You'll remember the news of a receptionist called Nicola Thorp who claimed she was sent home – unpaid – from work at a corporate finance company after refusing to wear high heels.
In the weeks that followed, Thorp's discriminatory treatment sparked a national outcry, with over 150,000 people signing a petition to make it illegal for companies to stipulate the height of a woman's heel.
As a result of Thorp's experience, the women and equalities committee and the petitions committee invited the public to submit examples of discriminatory dress codes and received hundreds of examples of sexist instructions issued to female employees, according to the Guardian.
Now, a new UK parliamentary report, published on Wednesday, is calling for a review of current equality legislation regarding what employees wear in the office.
The report said: 'It is clear that many employees do not feel able to challenge the dress codes they are required to follow, even when they suspect that they may be unlawful.
'Discriminatory dress codes remain commonplace in some sectors of the economy,' it added.
MPs also argued the 'troubling' examples of the widespread sexist dress codes placed on women in the workplace clearly showed the Equalities Act 2010 was ineffectively protecting employees.

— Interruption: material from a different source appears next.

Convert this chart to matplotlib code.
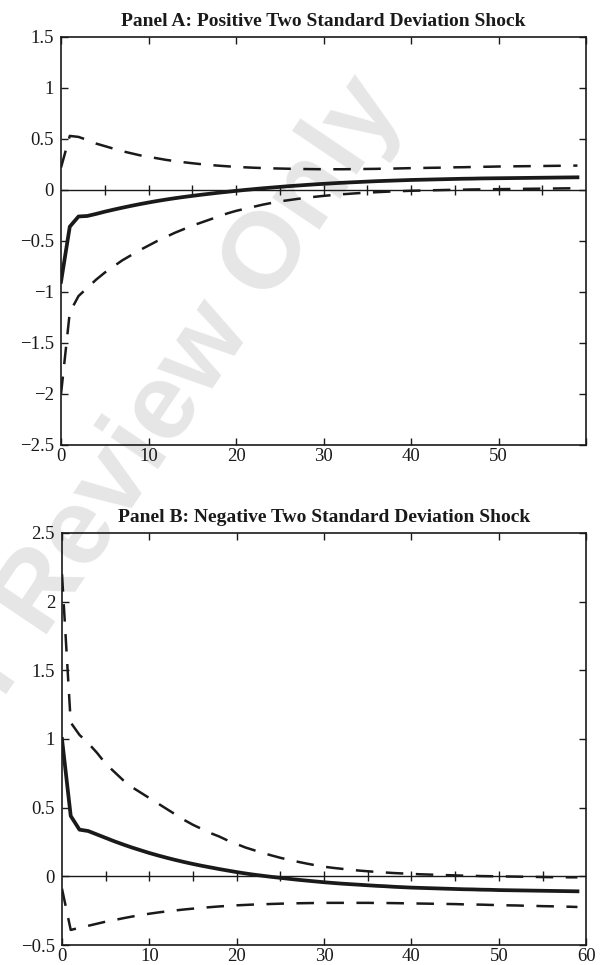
import numpy as np
import matplotlib.pyplot as plt

plt.rcParams['font.family'] = ['Liberation Serif', 'DejaVu Serif']

# horizon (periods)
t = np.arange(60)

# Panel A: positive two standard deviation shock
a_resp = [-0.90, -0.36, -0.26, -0.255, -0.235, -0.213, -0.193, -0.174, -0.156, -0.139,
          -0.123, -0.108, -0.094, -0.081, -0.069, -0.058, -0.047, -0.037, -0.027, -0.018,
          -0.009, 0.0, 0.008, 0.016, 0.023, 0.030, 0.037, 0.043, 0.049, 0.055,
          0.060, 0.065, 0.070, 0.074, 0.078, 0.082, 0.086, 0.089, 0.092, 0.095,
          0.098, 0.100, 0.102, 0.104, 0.106, 0.108, 0.110, 0.111, 0.113, 0.114,
          0.115, 0.116, 0.117, 0.118, 0.119, 0.120, 0.121, 0.122, 0.123, 0.124]
a_upper = [0.22, 0.53, 0.52, 0.49, 0.455, 0.43, 0.405, 0.38, 0.36, 0.34,
           0.325, 0.31, 0.295, 0.283, 0.272, 0.262, 0.253, 0.245, 0.238, 0.232,
           0.226, 0.222, 0.218, 0.215, 0.212, 0.21, 0.208, 0.206, 0.205, 0.204,
           0.203, 0.203, 0.203, 0.204, 0.205, 0.206, 0.207, 0.209, 0.21, 0.212,
           0.214, 0.215, 0.217, 0.218, 0.220, 0.222, 0.223, 0.225, 0.227, 0.228,
           0.23, 0.231, 0.232, 0.233, 0.234, 0.235, 0.236, 0.237, 0.238, 0.239]
a_lower = [-2.0, -1.2, -1.04, -0.96, -0.88, -0.81, -0.75, -0.69, -0.64, -0.59,
           -0.545, -0.5, -0.46, -0.42, -0.385, -0.35, -0.32, -0.29, -0.26, -0.23,
           -0.205, -0.185, -0.165, -0.145, -0.128, -0.112, -0.1, -0.088, -0.077, -0.067,
           -0.058, -0.05, -0.043, -0.037, -0.031, -0.026, -0.022, -0.018, -0.014, -0.011,
           -0.008, -0.006, -0.004, -0.002, 0.0, 0.002, 0.003, 0.005, 0.006, 0.007,
           0.008, 0.009, 0.010, 0.011, 0.012, 0.013, 0.014, 0.015, 0.016, 0.017]

# Panel B: negative two standard deviation shock
b_resp = [1.0, 0.44, 0.34, 0.33, 0.305, 0.28, 0.255, 0.232, 0.21, 0.19,
          0.17, 0.152, 0.135, 0.119, 0.104, 0.09, 0.077, 0.065, 0.053, 0.042,
          0.031, 0.021, 0.012, 0.004, -0.004, -0.011, -0.018, -0.025, -0.031, -0.037,
          -0.043, -0.048, -0.053, -0.057, -0.061, -0.065, -0.069, -0.072, -0.076, -0.079,
          -0.082, -0.084, -0.086, -0.088, -0.09, -0.092, -0.094, -0.095, -0.097, -0.098,
          -0.10, -0.101, -0.102, -0.103, -0.104, -0.105, -0.106, -0.107, -0.108, -0.109]
b_upper = [2.2, 1.12, 1.03, 0.97, 0.9, 0.82, 0.76, 0.70, 0.65, 0.61,
           0.57, 0.53, 0.49, 0.45, 0.41, 0.375, 0.345, 0.315, 0.29, 0.26,
           0.235, 0.21, 0.19, 0.17, 0.152, 0.135, 0.12, 0.106, 0.093, 0.081,
           0.07, 0.062, 0.055, 0.048, 0.042, 0.037, 0.032, 0.028, 0.024, 0.021,
           0.018, 0.015, 0.013, 0.011, 0.009, 0.007, 0.005, 0.004, 0.002, 0.001,
           0.0, -0.001, -0.002, -0.003, -0.004, -0.005, -0.006, -0.006, -0.007, -0.007]
b_lower = [-0.09, -0.39, -0.375, -0.36, -0.345, -0.33, -0.318, -0.305, -0.293, -0.282,
           -0.272, -0.263, -0.255, -0.248, -0.241, -0.235, -0.229, -0.224, -0.219, -0.215,
           -0.211, -0.208, -0.205, -0.203, -0.201, -0.199, -0.197, -0.196, -0.195, -0.194,
           -0.193, -0.193, -0.193, -0.193, -0.193, -0.193, -0.194, -0.194, -0.195, -0.196,
           -0.197, -0.198, -0.199, -0.2, -0.201, -0.202, -0.204, -0.205, -0.206, -0.208,
           -0.209, -0.211, -0.212, -0.214, -0.215, -0.217, -0.218, -0.22, -0.221, -0.223]

titles = ['Panel A: Positive Two Standard Deviation Shock',
          'Panel B: Negative Two Standard Deviation Shock']
ylims = [(-2.5, 1.5), (-0.5, 2.5)]
xticks = np.arange(0, 61, 10)

fig = plt.figure(figsize=(6, 9.65), dpi=100)
axA = fig.add_axes([0.1017, 0.5389, 0.8753, 0.4228])
axB = fig.add_axes([0.1033, 0.0207, 0.8737, 0.4270])

# watermark
fig.text(0.238, 0.542, 'For Review Only', fontsize=78, fontweight='bold',
         family='Liberation Sans', color='#e6e6e6', rotation=56,
         ha='center', va='center', rotation_mode='anchor', zorder=-1)

ink = '#1a1a1a'
series = [(a_resp, a_upper, a_lower), (b_resp, b_upper, b_lower)]
for k, ax in enumerate([axA, axB]):
    resp, up, lo = series[k]
    ax.set_facecolor('none')
    ax.axhline(0, color=ink, lw=1.0, zorder=1)
    ax.plot(np.arange(5, 60, 5), np.zeros(11), ls='none', marker='|',
            ms=7, mew=1.0, color=ink, zorder=1)
    ax.plot(t, up, color=ink, lw=1.8, dashes=(7, 5), zorder=2)
    ax.plot(t, lo, color=ink, lw=1.8, dashes=(7, 5), zorder=2)
    ax.plot(t, resp, color=ink, lw=2.7, zorder=3)
    ax.set_xlim(0, 60)
    ax.set_ylim(*ylims[k])
    ax.set_xticks(xticks)
    if k == 0:
        ax.set_xticklabels([str(v) for v in xticks[:-1]] + [''])
    ax.set_yticks(np.arange(ylims[k][0], ylims[k][1] + 0.01, 0.5))
    ax.yaxis.set_major_formatter(plt.FuncFormatter(lambda v, p: ('%g' % v).replace('-', '\u2212')))
    ax.tick_params(direction='in', length=5, width=1.0, top=True, right=True,
                   labelsize=13.5, color=ink, labelcolor=ink)
    ax.tick_params(axis='x', pad=2)
    ax.tick_params(axis='y', pad=5)
    for s in ax.spines.values():
        s.set_linewidth(1.2)
        s.set_color(ink)
    ax.set_title(titles[k], fontsize=14, fontweight='bold', pad=8, color=ink)

fig.savefig('out.png', dpi=100)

'We heard from hundreds of women who told us about the pain and long-term damage caused by wearing high heels for long periods in the workplace, as well as from women who had been required to dye their hair blonde, to wear revealing outfits and to constantly reapply makeup,' read the report.
The call on government to review the law is in direct contrast to statements made by former women's minister Theresa May back in 2011, when she dismissed allegations of sexist dress codes, saying 'traditional gender-based workplace dress codes […] encourage a sense of professionalism in the workplace'.
The committees ask for an urgent review and possible amendment of the law, and admitted they would like to see more effective penalties against employers for breaking legislating, according to the Financial Times.
Discriminatory dress codes remain commonplace
Gender equality and women's rights campaign group The Fawcett Society reportedly told the inquiry that sexualised dress codes suggest looks are more important than skills.
'There have been statements from women expressing that being asked to look 'sexy' in the workplace leads to the uncomfortable realisation that the business they work for is profiting from their bodies,' the campaign group told the Guardian.
Finally, discriminatory dress might one day come to heel.